What actually happened? FTX sought court approval to pause distributions to these high-risk areas, citing anti-money laundering rules and OFAC sanctions that could expose the estate to penalties. But a vocal Chinese creditor fired back with an objection, arguing it unfairly singles out non-U.S. victims and violates equal treatment under bankruptcy law. Key facts: This affects potentially thousands of international users; FTX has already clawed back $8 billion from insiders like Sam Bankman-Fried, now jailed.

Who wins and loses? The creditor scores a point for global users demanding fairness, potentially forcing FTX to rethink or litigate further—delaying payouts for everyone. U.S.-centric regulators and compliant exchanges win on enforcement optics, but international creditors lose out on timely recovery. The change? Expect more court hearings, stretching the saga into 2025 and testing bankruptcy judge John Dorsey’s patience.

What This Means for Crypto

For traders, this is pure noise—FTX tokens aren’t trading, and the estate’s Bitcoin holdings (over 40,000 BTC) won’t flood markets soon. Long-term investors see a reminder of centralized exchange fragility: your funds aren’t safe without self-custody, pushing adoption toward DEXs and wallets.

Builders get a mixed signal—regulation is tightening globally, but creditor pushback shows users won’t quietly accept borders on their money. It underscores why DeFi thrives: no single jurisdiction can freeze your claims.

Regular folks: FTX’s “restricted countries” list mirrors U.S. sanctions, but objections expose hypocrisy—Chinese users lost billions too, and blocking them feels like punishment after the crime.

Market Impact and Next Moves

Short-term sentiment is neutral to bearish—revives FTX ghost stories, denting confidence in legacy CeFi recoveries amid Bitcoin’s climb past $70K.

Key risks: Prolonged delays erode creditor trust, invite more lawsuits, and spotlight exchange overreach; regulatory whack-a-mole could slow other bankruptcies like Mt.

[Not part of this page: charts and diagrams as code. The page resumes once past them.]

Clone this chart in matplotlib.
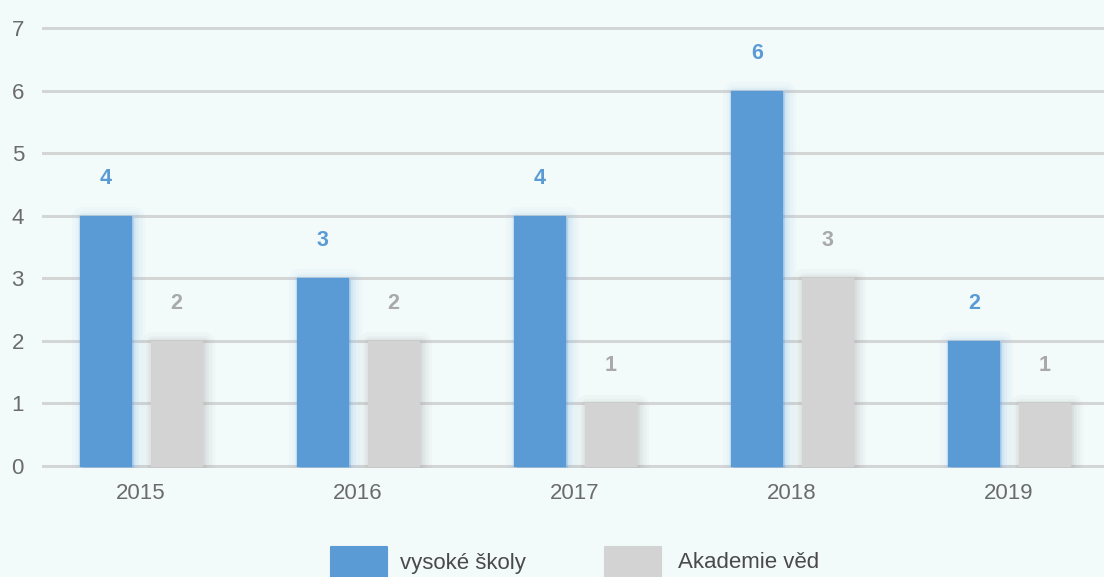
import numpy as np
import matplotlib
matplotlib.use('Agg')
import matplotlib.pyplot as plt
import matplotlib.patheffects as pe
from matplotlib.patches import Rectangle

years = ['2015', '2016', '2017', '2018', '2019']
series_names = ['vysoké školy', 'Akademie věd']
vysoke_skoly = [4, 3, 4, 6, 2]
akademie_ved = [2, 2, 1, 3, 1]
y_ticks = [0, 1, 2, 3, 4, 5, 6, 7]

bg = '#f2fafa'
blue = '#5b9bd5'
gray = '#d3d3d3'
label_colors = ['#5b9bd5', '#a9a9a9']

plt.rcParams['font.family'] = ['Liberation Sans', 'DejaVu Sans']

fig = plt.figure(figsize=(11.04, 5.77), dpi=100, facecolor=bg)
ax = fig.add_axes([42 / 1104, 0.1891, (1104 - 42) / 1104, 0.7657])
ax.set_facecolor(bg)

x = np.arange(len(years))
w = 0.235
off = 0.162


def glow(color, dx, dy):
    effects = []
    for lw, a in [(16, 0.04), (11, 0.06), (7, 0.08), (3, 0.10)]:
        effects.append(pe.Stroke(linewidth=lw, foreground=color, alpha=a, offset=(dx, dy)))
    effects.append(pe.Normal())
    return effects


for vals, color, shadow, sign, lc in [(vysoke_skoly, blue, '#7fb3e6', -1, label_colors[0]),
                                        (akademie_ved, gray, '#909090', 1, label_colors[1])]:
    bars = ax.bar(x + sign * off, vals, width=w, color=color, edgecolor=color,
                  linewidth=1, joinstyle='round', zorder=3)
    for b in bars:
        b.set_path_effects(glow(shadow, 2, -1.5))
    for xi, v in zip(x + sign * off, vals):
        ax.annotate(str(v), (xi, v), xytext=(0, 27), textcoords='offset points',
                    ha='center', va='center', fontsize=15.5, fontweight='bold',
                    color=lc, zorder=4)

ax.set_xlim((42 - 141) / 217, (1104 - 141) / 217)
ax.set_ylim(-0.03, 7.03)
ax.set_yticks(y_ticks)
ax.set_xticks(x)
ax.set_xticklabels(years)
ax.grid(axis='y', color='#d4d6d6', linewidth=2.2, zorder=0)
ax.set_axisbelow(True)
for s in ax.spines.values():
    s.set_visible(False)
ax.tick_params(axis='both', length=0, labelsize=16, labelcolor='#6b6b6b')
ax.tick_params(axis='y', pad=13)
ax.tick_params(axis='x', pad=11)

# legend
legend_items = [(series_names[0], blue, 331, 400), (series_names[1], gray, 605, 678)]
for name, color, px, tx in legend_items:
    fig.patches.append(Rectangle((px / 1104, 0), 56 / 1104, 30 / 577,
                                 transform=fig.transFigure, facecolor=color,
                                 edgecolor=color, linewidth=1.5, joinstyle='round'))
    fig.text(tx / 1104, 1 - 563 / 577, name, ha='left', va='center',
             fontsize=16, color='#4a4a4a')

fig.savefig('out.png', dpi=100, facecolor=bg)
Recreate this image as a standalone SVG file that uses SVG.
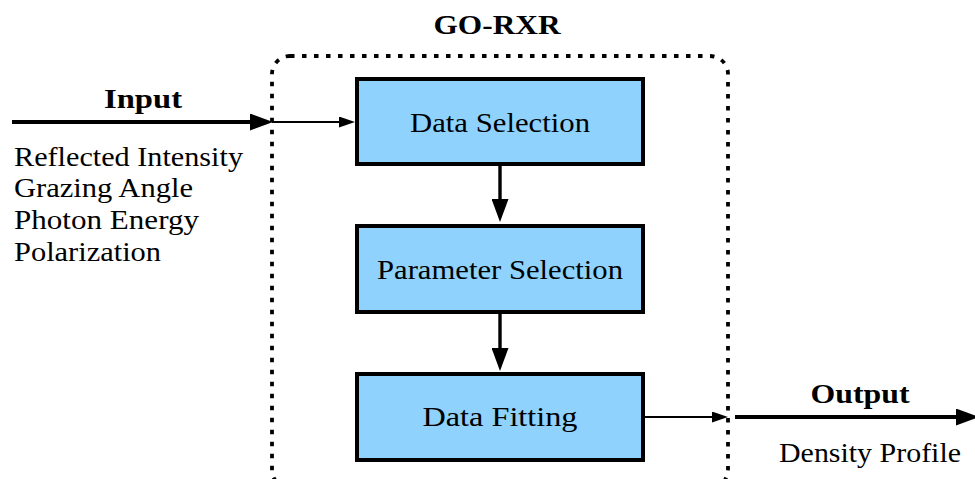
<svg xmlns="http://www.w3.org/2000/svg" width="975" height="479" viewBox="0 0 975 479" font-family="'Liberation Serif', 'Times New Roman', serif">
  <defs>
    <style>
      text { font-family: "Liberation Serif", "Times New Roman", serif; font-size: 28px; fill: #000; }
      .bold { font-weight: bold; }
      .mid { text-anchor: middle; }
      .box { fill: #8ed2fd; stroke: #000; stroke-width: 4; }
      .frame { fill: none; stroke: #000; stroke-width: 3.8; stroke-dasharray: 4.5 7.5; }
      .thick { stroke: #000; stroke-width: 4; fill: none; }
      .thin { stroke: #000; stroke-width: 1.8; fill: none; }
      .step { stroke: #000; stroke-width: 3.4; fill: none; }
    </style>
    <marker id="head-big" viewBox="0 0 23 17" refX="0" refY="8.5" markerWidth="23" markerHeight="17" markerUnits="userSpaceOnUse" orient="auto">
      <path d="M0,0 L23,8.5 L0,17 Z" fill="#000"/>
    </marker>
    <marker id="head-small" viewBox="0 0 16 11" refX="0" refY="5.5" markerWidth="16" markerHeight="11" markerUnits="userSpaceOnUse" orient="auto">
      <path d="M0,0 L16,5.5 L0,11 Z" fill="#000"/>
    </marker>
  </defs>

  <!-- GO-RXR processing frame -->
  <g id="go-rxr">
    <rect class="frame" x="272" y="56" width="456" height="432" rx="18" ry="18"/>
    <text class="bold mid" x="497" y="34" textLength="127" lengthAdjust="spacingAndGlyphs">GO-RXR</text>
  </g>

  <!-- Input side -->
  <g id="input">
    <text class="bold mid" x="143" y="108" textLength="78" lengthAdjust="spacingAndGlyphs">Input</text>
    <text x="14" y="166" textLength="229" lengthAdjust="spacingAndGlyphs">Reflected Intensity</text>
    <text x="14" y="197" textLength="179" lengthAdjust="spacingAndGlyphs">Grazing Angle</text>
    <text x="14" y="229" textLength="185" lengthAdjust="spacingAndGlyphs">Photon Energy</text>
    <text x="14" y="261" textLength="147" lengthAdjust="spacingAndGlyphs">Polarization</text>
  </g>

  <!-- Processing steps -->
  <g id="data-selection">
    <rect class="box" x="357" y="79" width="286" height="85"/>
    <text class="mid" x="500" y="132" textLength="180" lengthAdjust="spacingAndGlyphs">Data Selection</text>
  </g>
  <g id="parameter-selection">
    <rect class="box" x="357" y="226" width="286" height="86"/>
    <text class="mid" x="500" y="279" textLength="246" lengthAdjust="spacingAndGlyphs">Parameter Selection</text>
  </g>
  <g id="data-fitting">
    <rect class="box" x="357" y="374" width="286" height="86"/>
    <text class="mid" x="500" y="426" textLength="155" lengthAdjust="spacingAndGlyphs">Data Fitting</text>
  </g>

  <!-- Output side -->
  <g id="output">
    <text class="bold mid" x="860" y="403" textLength="99" lengthAdjust="spacingAndGlyphs">Output</text>
    <text class="mid" x="870" y="462" textLength="182" lengthAdjust="spacingAndGlyphs">Density Profile</text>
  </g>

  <!-- Connectors -->
  <g id="connectors">
    <line class="thick" x1="12" y1="122" x2="250" y2="122" marker-end="url(#head-big)"/>
    <line class="thin" x1="272" y1="122" x2="339" y2="122" marker-end="url(#head-small)"/>
    <line class="step" x1="500" y1="166" x2="500" y2="199" marker-end="url(#head-big)"/>
    <line class="step" x1="500" y1="314" x2="500" y2="348" marker-end="url(#head-big)"/>
    <line class="thin" x1="645" y1="417" x2="712" y2="417" marker-end="url(#head-small)"/>
    <line class="thick" x1="735" y1="417" x2="956" y2="417" marker-end="url(#head-big)"/>
  </g>
</svg>
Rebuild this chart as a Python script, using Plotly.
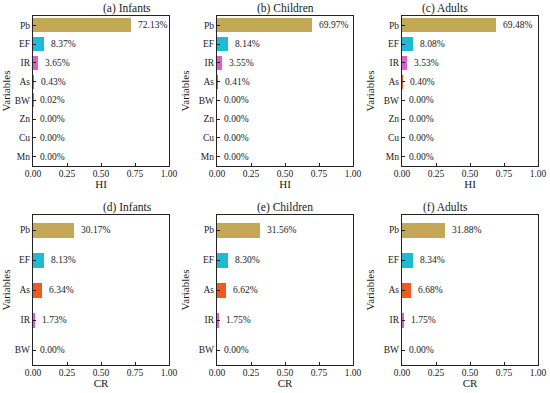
import plotly.graph_objects as go

hi_vars = ["Pb", "EF", "IR", "As", "BW", "Zn", "Cu", "Mn"]
hi_infants = [0.7213, 0.0837, 0.0365, 0.0043, 0.0002, 0.0, 0.0, 0.0]
hi_children = [0.6997, 0.0814, 0.0355, 0.0041, 0.0, 0.0, 0.0, 0.0]
hi_adults = [0.6948, 0.0808, 0.0353, 0.0040, 0.0, 0.0, 0.0, 0.0]

cr_vars = ["Pb", "EF", "As", "IR", "BW"]
cr_infants = [0.3017, 0.0813, 0.0634, 0.0173, 0.0]
cr_children = [0.3156, 0.0830, 0.0662, 0.0175, 0.0]
cr_adults = [0.3188, 0.0834, 0.0668, 0.0175, 0.0]

titles = ["(a) Infants", "(b) Children", "(c) Adults", "(d) Infants", "(e) Children", "(f) Adults"]
x_ticks = [0, 0.25, 0.5, 0.75, 1.0]
x_tick_labels = ["0.00", "0.25", "0.50", "0.75", "1.00"]

colors = {"Pb": "#C4A855", "EF": "#1FBBD5", "IR": "#DB62C4", "As": "#F05A22",
          "BW": "#888888", "Zn": "#888888", "Cu": "#888888", "Mn": "#888888"}

W, H = 550, 393
col_px = [(33, 169), (217, 353), (402, 538)]
row_px = [(16, 166), (215, 365)]

FONT = "Times New Roman, Liberation Serif, serif"
TXT = "#1a1a1a"
fig = go.Figure()

panels = [
    (hi_vars, hi_infants, "HI", 0.75), (hi_vars, hi_children, "HI", 0.75), (hi_vars, hi_adults, "HI", 0.75),
    (cr_vars, cr_infants, "CR", 0.5), (cr_vars, cr_children, "CR", 0.5), (cr_vars, cr_adults, "CR", 0.5),
]

annotations = []
for i, (cats, vals, xt, bw) in enumerate(panels):
    r, c = divmod(i, 3)
    n = i + 1
    xa = "x" if n == 1 else f"x{n}"
    ya = "y" if n == 1 else f"y{n}"
    fig.add_trace(go.Bar(
        x=vals, y=cats, orientation="h", width=bw,
        marker=dict(color=[colors[k] for k in cats], line=dict(width=0)),
        xaxis=xa, yaxis=ya, showlegend=False, hoverinfo="skip",
    ))
    for cat, v in zip(cats, vals):
        annotations.append(dict(
            x=v, y=cat, xref=xa, yref=ya, text=f"{v*100:.2f}%",
            showarrow=False, xanchor="left", xshift=5,
            font=dict(family=FONT, size=9.5, color=TXT),
        ))
    x0, x1 = col_px[c]
    t, b = row_px[r]
    xd = [x0 / W, x1 / W]
    yd = [1 - b / H, 1 - t / H]
    axis_common = dict(showline=True, linecolor="#222", linewidth=1.2, mirror=True,
                       ticks="inside", ticklen=3, tickcolor="#222", showgrid=False,
                       zeroline=False, automargin=False,
                       tickfont=dict(family=FONT, size=9.5, color=TXT))
    fig.update_layout(**{
        ("xaxis" if n == 1 else f"xaxis{n}"): dict(
            domain=xd, anchor=ya, range=[0, 1], tickvals=x_ticks, ticktext=x_tick_labels,
            ticklabelstandoff=-2,
            title=dict(text=xt, font=dict(family=FONT, size=11, color=TXT), standoff=2),
            **axis_common),
        ("yaxis" if n == 1 else f"yaxis{n}"): dict(
            domain=yd, anchor=xa, categoryorder="array", categoryarray=cats[::-1],
            range=[-0.5, len(cats) - 0.5],
            title=dict(text="Variables", font=dict(family=FONT, size=11, color=TXT), standoff=6),
            **axis_common),
    })
    annotations.append(dict(
        x=(xd[0] + xd[1]) / 2, y=yd[1], xref="paper", yref="paper", text=titles[i],
        showarrow=False, yanchor="bottom", yshift=-1,
        font=dict(family=FONT, size=11.5, color=TXT),
    ))

fig.update_layout(
    width=W, height=H, margin=dict(l=0, r=0, t=0, b=0),
    paper_bgcolor="white", plot_bgcolor="white",
    annotations=annotations, bargap=0,
)

fig.write_html("out.html", config={"displayModeBar": False},
               post_script="document.body.style.margin='0px';document.body.style.overflow='hidden';")
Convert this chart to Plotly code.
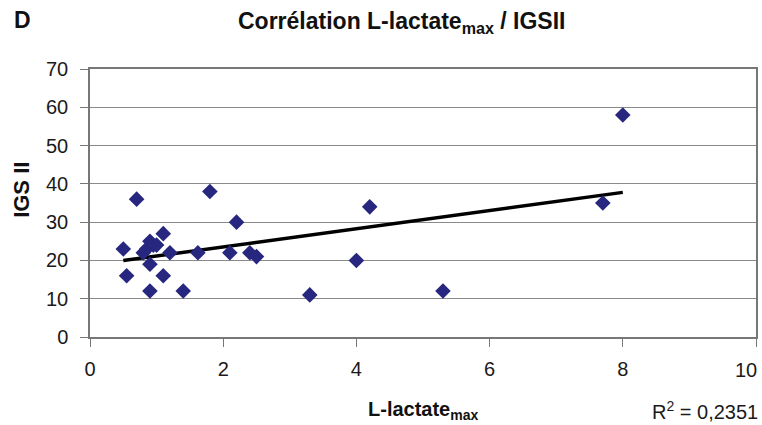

Gox.

Opportunities: Watch for undervalued claims trading at discounts; on-chain sleuths tracking FTX wallet moves could spot early sells. Long-term, it boosts narratives around compliant chains like Solana (FTX’s old haunt) proving resilience.

FTX’s zombie repayment grind proves one truth: in crypto, custody your keys or kiss your coins goodbye—creditors worldwide are learning that the hard way.